#### [Aim]
Leaving out the pictures, retype all the material exactly.

#### [Collected data]
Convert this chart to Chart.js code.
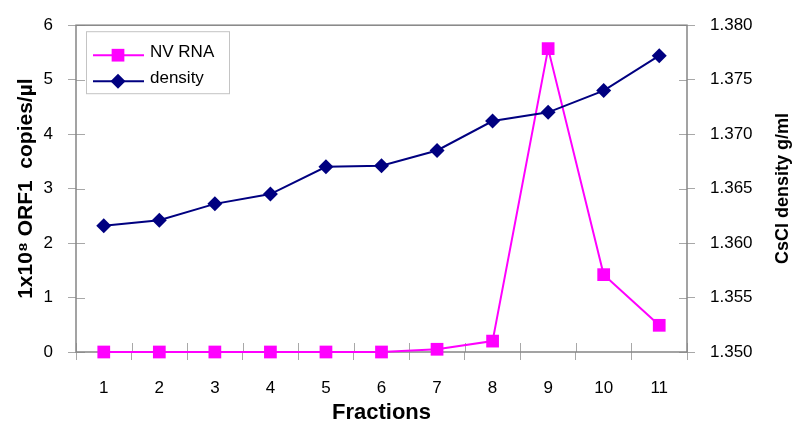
<!DOCTYPE html>
<html>
<head>
<meta charset="utf-8">
<script src="https://cdn.jsdelivr.net/npm/chart.js@4/dist/chart.umd.min.js"></script>
<style>
  html, body { margin: 0; padding: 0; background: #fff; }
  #chart { display: block; }
</style>
</head>
<body>
<canvas id="chart" width="800" height="434"></canvas>
<script>
// chart data
const fractions = ['1', '2', '3', '4', '5', '6', '7', '8', '9', '10', '11'];
const nvRna = [0, 0, 0, 0, 0, 0, 0.05, 0.2, 5.57, 1.42, 0.49];
const density = [1.3616, 1.3621, 1.3636, 1.3645, 1.3670, 1.3671, 1.3685, 1.3712, 1.3720, 1.3740, 1.3772];
const copiesTicks = [0, 1, 2, 3, 4, 5, 6];
const densityTicks = [1.350, 1.355, 1.360, 1.365, 1.370, 1.375, 1.380];
const rightTitle = 'CsCl density g/ml';

const FONT = "Liberation Sans, Arial, sans-serif";
const AXIS_GRAY = '#858585';
const TICK_GRAY = '#a8a8a8';

// ticks in the reference cross the axis line, so draw the inner half too,
// plus the frame round the plot, the upward right title and the boxed legend
const framePlugin = {
    id: 'frame',
    beforeDatasetsDraw(chart) {
        const { ctx, chartArea: a, scales } = chart;
        ctx.save();
        ctx.strokeStyle = TICK_GRAY;
        ctx.lineWidth = 1;
        ctx.beginPath();
        scales.y.ticks.forEach((t, i) => {
            const y = Math.round(scales.y.getPixelForTick(i)) + 0.5;
            ctx.moveTo(a.left, y); ctx.lineTo(a.left + 9, y);
        });
        scales.y2.ticks.forEach((t, i) => {
            const y = Math.round(scales.y2.getPixelForTick(i)) + 0.5;
            ctx.moveTo(a.right - 8, y); ctx.lineTo(a.right, y);
        });
        const n = fractions.length;
        for (let i = 0; i <= n; i++) {
            const x = Math.round(a.left + i * (a.right - a.left) / n) + 0.5;
            ctx.moveTo(x, a.bottom - 9); ctx.lineTo(x, a.bottom);
        }
        ctx.stroke();

        ctx.strokeStyle = AXIS_GRAY;
        ctx.lineWidth = 1.5;
        ctx.strokeRect(a.left, a.top, a.right - a.left, a.bottom - a.top);

        // right axis title reads bottom to top, like the left one
        ctx.translate(783, (a.top + a.bottom) / 2);
        ctx.rotate(-Math.PI / 2);
        ctx.font = 'bold 18px ' + FONT;
        ctx.fillStyle = '#000';
        ctx.textAlign = 'center';
        ctx.textBaseline = 'middle';
        ctx.fillText(rightTitle, 0, 0);
        ctx.restore();
    },
    afterDatasetsDraw(chart) {
        const { ctx, chartArea: a } = chart;
        ctx.save();
        const lx = a.left + 10, ly = a.top + 6, lw = 143, lh = 62;
        ctx.fillStyle = '#fff';
        ctx.fillRect(lx, ly, lw, lh);
        ctx.strokeStyle = '#c4c4c4';
        ctx.lineWidth = 1;
        ctx.strokeRect(lx + 0.5, ly + 0.5, lw, lh);
        ctx.font = '17px ' + FONT;
        ctx.textBaseline = 'middle';
        chart.data.datasets.forEach((ds, i) => {
            const cy = ly + 24 + i * 26;
            ctx.strokeStyle = ds.borderColor;
            ctx.lineWidth = 2;
            ctx.beginPath();
            ctx.moveTo(lx + 7, cy); ctx.lineTo(lx + 58, cy);
            ctx.stroke();
            ctx.fillStyle = ds.pointBackgroundColor;
            Chart.helpers.drawPoint(ctx, { pointStyle: ds.pointStyle, radius: ds.pointRadius, rotation: 0, borderWidth: 0 }, lx + 32, cy);
            ctx.fillStyle = '#000';
            ctx.fillText(ds.label, lx + 64, cy - 3);
        });
        ctx.restore();
    }
};

new Chart(document.getElementById('chart'), {
    type: 'line',
    data: {
        labels: fractions,
        datasets: [
            {
                label: 'NV RNA',
                data: nvRna,
                yAxisID: 'y',
                borderColor: '#ff00ff',
                backgroundColor: '#ff00ff',
                pointBackgroundColor: '#ff00ff',
                pointBorderWidth: 0,
                pointStyle: 'rect',
                pointRadius: 9,
                borderWidth: 2,
                tension: 0,
                clip: false,
                order: 1
            },
            {
                label: 'density',
                data: density,
                yAxisID: 'y2',
                borderColor: '#000080',
                backgroundColor: '#000080',
                pointBackgroundColor: '#000080',
                pointBorderWidth: 0,
                pointStyle: 'rectRot',
                pointRadius: 7.5,
                borderWidth: 2,
                tension: 0,
                clip: false,
                order: 0
            }
        ]
    },
    options: {
        responsive: false,
        animation: false,
        layout: { padding: { top: 22, left: 0, right: 0, bottom: 0 } },
        plugins: {
            legend: { display: false },
            tooltip: { enabled: false }
        },
        scales: {
            x: {
                offset: true,
                grid: { display: true, drawOnChartArea: false, offset: true, tickLength: 8, color: TICK_GRAY },
                border: { display: false },
                ticks: { color: '#000', padding: 18, font: { family: FONT, size: 17 } },
                title: {
                    display: true, text: 'Fractions', color: '#000',
                    padding: { top: 0, bottom: 8 },
                    font: { family: FONT, size: 22, weight: 'bold' }
                },
                afterFit(scale) { scale.height = 82; }
            },
            y: {
                position: 'left',
                min: 0, max: 6,
                afterBuildTicks(scale) { scale.ticks = copiesTicks.map(v => ({ value: v })); },
                grid: { display: true, drawOnChartArea: false, tickLength: 8, color: TICK_GRAY },
                border: { display: false },
                ticks: { color: '#000', padding: 15, font: { family: FONT, size: 17 } },
                title: {
                    display: true, text: '1x10\u2078 ORF1  copies/\u00b5l', color: '#000',
                    padding: { top: 14, bottom: 0 },
                    font: { family: FONT, size: 21, weight: 'bold' }
                },
                afterFit(scale) { scale.width = 76; }
            },
            y2: {
                position: 'right',
                min: 1.350, max: 1.380,
                afterBuildTicks(scale) { scale.ticks = densityTicks.map(v => ({ value: v })); },
                grid: { display: true, drawOnChartArea: false, tickLength: 8, color: TICK_GRAY },
                border: { display: false },
                ticks: {
                    color: '#000', padding: 15, font: { family: FONT, size: 17 },
                    callback: v => Number(v).toFixed(3)
                },
                title: { display: false },
                afterFit(scale) { scale.width = 113; }
            }
        }
    },
    plugins: [framePlugin]
});
</script>
</body>
</html>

#### [Exercise solution]
Convert this chart to Chart.js code.
<!DOCTYPE html>
<html>
<head>
<meta charset="utf-8">
<script src="https://cdn.jsdelivr.net/npm/chart.js@4/dist/chart.umd.min.js"></script>
<style>
  html, body { margin: 0; padding: 0; background: #fff; }
  #chart { display: block; }
</style>
</head>
<body>
<canvas id="chart" width="800" height="434"></canvas>
<script>
// chart data
const fractions = ['1', '2', '3', '4', '5', '6', '7', '8', '9', '10', '11'];
const nvRna = [0, 0, 0, 0, 0, 0, 0.05, 0.2, 5.57, 1.42, 0.49];
const density = [1.3616, 1.3621, 1.3636, 1.3645, 1.3670, 1.3671, 1.3685, 1.3712, 1.3720, 1.3740, 1.3772];
const copiesTicks = [0, 1, 2, 3, 4, 5, 6];
const densityTicks = [1.350, 1.355, 1.360, 1.365, 1.370, 1.375, 1.380];
const rightTitle = 'CsCl density g/ml';

const FONT = "Liberation Sans, Arial, sans-serif";
const AXIS_GRAY = '#858585';
const TICK_GRAY = '#a8a8a8';

// ticks in the reference cross the axis line, so draw the inner half too,
// plus the frame round the plot, the upward right title and the boxed legend
const framePlugin = {
    id: 'frame',
    beforeDatasetsDraw(chart) {
        const { ctx, chartArea: a, scales } = chart;
        ctx.save();
        ctx.strokeStyle = TICK_GRAY;
        ctx.lineWidth = 1;
        ctx.beginPath();
        scales.y.ticks.forEach((t, i) => {
            const y = Math.round(scales.y.getPixelForTick(i)) + 0.5;
            ctx.moveTo(a.left, y); ctx.lineTo(a.left + 9, y);
        });
        scales.y2.ticks.forEach((t, i) => {
            const y = Math.round(scales.y2.getPixelForTick(i)) + 0.5;
            ctx.moveTo(a.right - 8, y); ctx.lineTo(a.right, y);
        });
        const n = fractions.length;
        for (let i = 0; i <= n; i++) {
            const x = Math.round(a.left + i * (a.right - a.left) / n) + 0.5;
            ctx.moveTo(x, a.bottom - 9); ctx.lineTo(x, a.bottom);
        }
        ctx.stroke();

        ctx.strokeStyle = AXIS_GRAY;
        ctx.lineWidth = 1.5;
        ctx.strokeRect(a.left, a.top, a.right - a.left, a.bottom - a.top);

        // right axis title reads bottom to top, like the left one
        ctx.translate(783, (a.top + a.bottom) / 2);
        ctx.rotate(-Math.PI / 2);
        ctx.font = 'bold 18px ' + FONT;
        ctx.fillStyle = '#000';
        ctx.textAlign = 'center';
        ctx.textBaseline = 'middle';
        ctx.fillText(rightTitle, 0, 0);
        ctx.restore();
    },
    afterDatasetsDraw(chart) {
        const { ctx, chartArea: a } = chart;
        ctx.save();
        const lx = a.left + 10, ly = a.top + 6, lw = 143, lh = 62;
        ctx.fillStyle = '#fff';
        ctx.fillRect(lx, ly, lw, lh);
        ctx.strokeStyle = '#c4c4c4';
        ctx.lineWidth = 1;
        ctx.strokeRect(lx + 0.5, ly + 0.5, lw, lh);
        ctx.font = '17px ' + FONT;
        ctx.textBaseline = 'middle';
        chart.data.datasets.forEach((ds, i) => {
            const cy = ly + 24 + i * 26;
            ctx.strokeStyle = ds.borderColor;
            ctx.lineWidth = 2;
            ctx.beginPath();
            ctx.moveTo(lx + 7, cy); ctx.lineTo(lx + 58, cy);
            ctx.stroke();
            ctx.fillStyle = ds.pointBackgroundColor;
            Chart.helpers.drawPoint(ctx, { pointStyle: ds.pointStyle, radius: ds.pointRadius, rotation: 0, borderWidth: 0 }, lx + 32, cy);
            ctx.fillStyle = '#000';
            ctx.fillText(ds.label, lx + 64, cy - 3);
        });
        ctx.restore();
    }
};

new Chart(document.getElementById('chart'), {
    type: 'line',
    data: {
        labels: fractions,
        datasets: [
            {
                label: 'NV RNA',
                data: nvRna,
                yAxisID: 'y',
                borderColor: '#ff00ff',
                backgroundColor: '#ff00ff',
                pointBackgroundColor: '#ff00ff',
                pointBorderWidth: 0,
                pointStyle: 'rect',
                pointRadius: 9,
                borderWidth: 2,
                tension: 0,
                clip: false,
                order: 1
            },
            {
                label: 'density',
                data: density,
                yAxisID: 'y2',
                borderColor: '#000080',
                backgroundColor: '#000080',
                pointBackgroundColor: '#000080',
                pointBorderWidth: 0,
                pointStyle: 'rectRot',
                pointRadius: 7.5,
                borderWidth: 2,
                tension: 0,
                clip: false,
                order: 0
            }
        ]
    },
    options: {
        responsive: false,
        animation: false,
        layout: { padding: { top: 22, left: 0, right: 0, bottom: 0 } },
        plugins: {
            legend: { display: false },
            tooltip: { enabled: false }
        },
        scales: {
            x: {
                offset: true,
                grid: { display: true, drawOnChartArea: false, offset: true, tickLength: 8, color: TICK_GRAY },
                border: { display: false },
                ticks: { color: '#000', padding: 18, font: { family: FONT, size: 17 } },
                title: {
                    display: true, text: 'Fractions', color: '#000',
                    padding: { top: 0, bottom: 8 },
                    font: { family: FONT, size: 22, weight: 'bold' }
                },
                afterFit(scale) { scale.height = 82; }
            },
            y: {
                position: 'left',
                min: 0, max: 6,
                afterBuildTicks(scale) { scale.ticks = copiesTicks.map(v => ({ value: v })); },
                grid: { display: true, drawOnChartArea: false, tickLength: 8, color: TICK_GRAY },
                border: { display: false },
                ticks: { color: '#000', padding: 15, font: { family: FONT, size: 17 } },
                title: {
                    display: true, text: '1x10\u2078 ORF1  copies/\u00b5l', color: '#000',
                    padding: { top: 14, bottom: 0 },
                    font: { family: FONT, size: 21, weight: 'bold' }
                },
                afterFit(scale) { scale.width = 76; }
            },
            y2: {
                position: 'right',
                min: 1.350, max: 1.380,
                afterBuildTicks(scale) { scale.ticks = densityTicks.map(v => ({ value: v })); },
                grid: { display: true, drawOnChartArea: false, tickLength: 8, color: TICK_GRAY },
                border: { display: false },
                ticks: {
                    color: '#000', padding: 15, font: { family: FONT, size: 17 },
                    callback: v => Number(v).toFixed(3)
                },
                title: { display: false },
                afterFit(scale) { scale.width = 113; }
            }
        }
    },
    plugins: [framePlugin]
});
</script>
</body>
</html>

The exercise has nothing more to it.